Ostracised by the mountaineering community as the accusations took hold, Bonatti sued the newspaper for libel and won. The oxygen, he told the court, was not delivered because he and Mahdi had got lost and were forced to bivouac, exposed to the screaming winds. He pointed out that he and the guide were not in any case in possession of oxygen masks; and that, in the photos taken on the summit, both Lacedelli and Compagnoni were clearly wearing masks. If their oxygen had truly been exhausted, he argued, they would certainly have dumped the bottles rather than lug that useless weight.

But despite his court victory, the row refused to go away. He has spent much of his subsequent life trying to free himself from the stigma of being the one egotist in that selfless, military team of heroes.

This May an official " Risoluzione" of the dispute was published, intended to bury the controversy for ever, and following the Bonatti line. But even in old age (Desio died two years ago, aged 104, but Compagnoni and Bonatti are still alive), the bitterness of the affair lingers. Lacedelli publishes his own version in his memoirs later this month.

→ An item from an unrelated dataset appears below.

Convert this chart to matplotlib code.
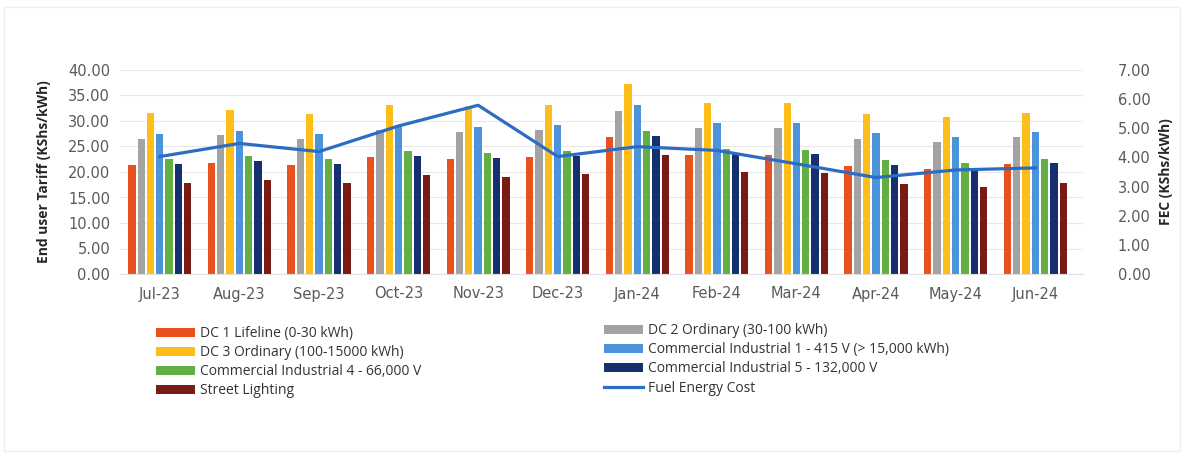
import matplotlib.pyplot as plt
import matplotlib.patches as mpatches
from matplotlib.ticker import FormatStrFormatter
import numpy as np

months = ['Jul-23', 'Aug-23', 'Sep-23', 'Oct-23', 'Nov-23', 'Dec-23',
          'Jan-24', 'Feb-24', 'Mar-24', 'Apr-24', 'May-24', 'Jun-24']

# end user tariffs (KShs/kWh)
dc1_lifeline = [21.3, 21.8, 21.3, 22.9, 22.6, 23.0, 26.8, 23.4, 23.3, 21.2, 20.6, 21.5]
dc2_ordinary = [26.5, 27.2, 26.5, 28.2, 27.9, 28.2, 32.0, 28.7, 28.7, 26.5, 25.8, 26.8]
dc3_ordinary = [31.5, 32.1, 31.4, 33.1, 33.0, 33.1, 37.2, 33.6, 33.5, 31.4, 30.7, 31.6]
ci1_415v = [27.4, 28.1, 27.5, 29.3, 28.8, 29.3, 33.1, 29.7, 29.6, 27.6, 26.8, 27.8]
ci4_66kv = [22.6, 23.1, 22.5, 24.1, 23.7, 24.1, 28.0, 24.5, 24.3, 22.3, 21.7, 22.5]
ci5_132kv = [21.6, 22.1, 21.5, 23.1, 22.8, 23.1, 27.1, 23.6, 23.5, 21.4, 20.8, 21.7]
street_lighting = [17.8, 18.5, 17.8, 19.4, 19.1, 19.6, 23.4, 20.0, 19.8, 17.7, 17.1, 17.9]

# fuel energy cost (KShs/kWh), right axis
fec = [4.03, 4.48, 4.20, 5.08, 5.79, 4.03, 4.37, 4.24, 3.78, 3.31, 3.57, 3.64]

series = [
    ('DC 1 Lifeline (0-30 kWh)', dc1_lifeline, '#E8521E'),
    ('DC 2 Ordinary (30-100 kWh)', dc2_ordinary, '#A3A3A3'),
    ('DC 3 Ordinary (100-15000 kWh)', dc3_ordinary, '#FDBE1A'),
    ('Commercial Industrial 1 - 415 V (> 15,000 kWh)', ci1_415v, '#4B93DB'),
    ('Commercial Industrial 4 - 66,000 V', ci4_66kv, '#62B043'),
    ('Commercial Industrial 5 - 132,000 V', ci5_132kv, '#162F6E'),
    ('Street Lighting', street_lighting, '#7A1A14'),
]

tick_color = '#5A5A5A'
fig = plt.figure(figsize=(11.87, 4.55), dpi=100)
ax = fig.add_axes([120/1187, 1-274/455, (1083-120)/1187, (274-70)/455])

x = np.arange(len(months))
slot = 0.117
bw = 0.092
bars = []
for i, (name, vals, col) in enumerate(series):
    b = ax.bar(x + (i - 3) * slot, vals, bw, color=col, label=name, zorder=2)
    bars.append(b)

ax.set_xlim(-0.5, 11.6)
ax.set_ylim(0, 40)
ax.set_yticks(np.arange(0, 41, 5))
ax.yaxis.set_major_formatter(FormatStrFormatter('%.2f'))
ax.set_xticks(x)
ax.set_xticklabels(months)
ax.grid(axis='y', color='#E8E8E8', linewidth=0.8, zorder=0)
ax.tick_params(axis='y', length=0, pad=7, labelsize=10.5, labelcolor=tick_color)
ax.tick_params(axis='x', length=0, pad=9, labelsize=10.5, labelcolor=tick_color)
for s in ['top', 'right', 'left']:
    ax.spines[s].set_visible(False)
ax.spines['bottom'].set_color('#E0E0E0')
ax.set_ylabel('End user Tariff (KShs/kWh)', fontsize=10, family='Open Sans',
              fontweight='bold', color='#262626', labelpad=12)

ax2 = ax.twinx()
line, = ax2.plot(x, fec, color='#2C6CC4', linewidth=2.3, label='Fuel Energy Cost', zorder=3)
ax2.set_ylim(0, 7)
ax2.set_yticks(np.arange(0, 8, 1))
ax2.yaxis.set_major_formatter(FormatStrFormatter('%.2f'))
ax2.tick_params(axis='y', length=0, pad=25, labelsize=10.5, labelcolor=tick_color)
for s in ax2.spines.values():
    s.set_visible(False)
ax2.set_ylabel('FEC (KShs/kWh)', fontsize=10, family='Open Sans',
               fontweight='bold', color='#262626', labelpad=6)

# legend in two columns, filled row by row
leg_kw = dict(frameon=False, handlelength=2.8, handleheight=0.6,
              handletextpad=0.35, labelspacing=0.3, borderpad=0, borderaxespad=0,
              prop={'family': 'Open Sans', 'size': 10})
left_items = [bars[0], bars[2], bars[4], bars[6]]
right_items = [bars[1], bars[3], bars[5], line]
leg1 = fig.legend(left_items, [h.get_label() for h in left_items],
                  loc='upper left', bbox_to_anchor=(156/1187, 1-326/455), **leg_kw)
leg2 = fig.legend(right_items, [h.get_label() for h in right_items],
                  loc='upper left', bbox_to_anchor=(604/1187, 1-323/455), **leg_kw)
for leg in (leg1, leg2):
    for t in leg.get_texts():
        t.set_color('#333333')

# faint outer frame
fig.patches.append(mpatches.Rectangle((4/1187, 4/455), 1176/1187, 444/455,
                                      transform=fig.transFigure, fill=False,
                                      edgecolor='#EFEFEF', linewidth=1))

fig.savefig('out.png', dpi=100)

"Fifty years after the Italian conquest of K2," said the honourary leader of this year's expedition, Minister of Agriculture Gianni Alemanno, at a ceremony in Rome before the climbers set out, "we want it to be as if the whole of Italy is reaching the summit... an Italy which accepts challenges and fights its battles without enemies, to transcend its own limitations."

Without enemies, then; and also, incidentally, without auxiliary oxygen - which all recent expeditions to the mountain have dispensed with.